* begin RECORDED INFORMATION *
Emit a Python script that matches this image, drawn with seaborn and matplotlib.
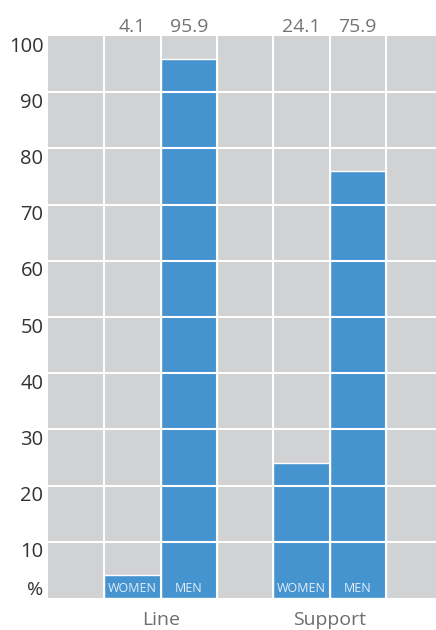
import matplotlib
matplotlib.use("Agg")
import matplotlib.pyplot as plt
import seaborn as sns
import pandas as pd

groups = ["Line", "Support"]
genders = ["WOMEN", "MEN"]
values = [4.1, 95.9, 24.1, 75.9]
slots = ["pad0", "Line WOMEN", "Line MEN", "gap", "Support WOMEN", "Support MEN", "pad1"]
yticks = [10, 20, 30, 40, 50, 60, 70, 80, 90, 100]

sns.set_theme(style="white")
plt.rcParams["font.family"] = ["Open Sans", "DejaVu Sans"]

names = [f"{g} {s}" for g in groups for s in genders]
df = pd.DataFrame({"slot": names, "value": values,
                   "gender": [s for g in groups for s in genders],
                   "group": [g for g in groups for s in genders]})

fig = plt.figure(figsize=(4.36, 6.3), dpi=100)
ax = fig.add_axes([48/436, 32/630, 1 - 48/436, (598-36)/630])
ax.set_facecolor("#d1d2d4")
sns.barplot(data=df, x="slot", y="value", order=slots, color="#4594d0",
            width=1.0, saturation=1, ax=ax, zorder=1, errorbar=None)
ax.set_xlim(-0.5, 6.39)
ax.set_ylim(0, 100)
for s in ax.spines.values():
    s.set_visible(False)
ax.set_xlabel("")
ax.set_ylabel("")
ax.set_xticks([])
ax.set_yticks([])

for v in yticks[:-1]:
    ax.axhline(v, color="white", lw=1.5, zorder=3)
for xv in [0.5, 1.5, 2.5, 3.5, 4.5, 5.5]:
    ax.axvline(xv, color="white", lw=1.5, zorder=3)

for v in yticks:
    ax.text(-0.58, v - 1.9, str(v), ha="right", va="center", fontsize=14.5,
            color="#333333", clip_on=False)
ax.text(-0.58, 1.4, "%", ha="right", va="center", fontsize=14,
        color="#333333", clip_on=False)

for i, row in df.iterrows():
    xpos = slots.index(row["slot"])
    ax.text(xpos, 101.6, f"{row['value']:.1f}", ha="center", va="center",
            fontsize=14, color="#737476", clip_on=False)
    ax.text(xpos, 1.7, row["gender"], ha="center", va="center",
            fontsize=9, color="#e4eef8", zorder=4)

for g, xc in zip(groups, [1.5, 4.5]):
    ax.text(xc, -4.0, g, ha="center", va="center", fontsize=14,
            color="#6d6e71", clip_on=False)

fig.savefig("out.png", dpi=100)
* end RECORDED INFORMATION *
=== WHAT THE EXERCISE ASKS ===
Only the lines from the start of the material through the line containing "import pandas as pd" should be transcribed. Pictures stay out.

=== SOLUTION FOR THIS TASK ===
Emit a Python script that matches this image, drawn with seaborn and matplotlib.
import matplotlib
matplotlib.use("Agg")
import matplotlib.pyplot as plt
import seaborn as sns
import pandas as pd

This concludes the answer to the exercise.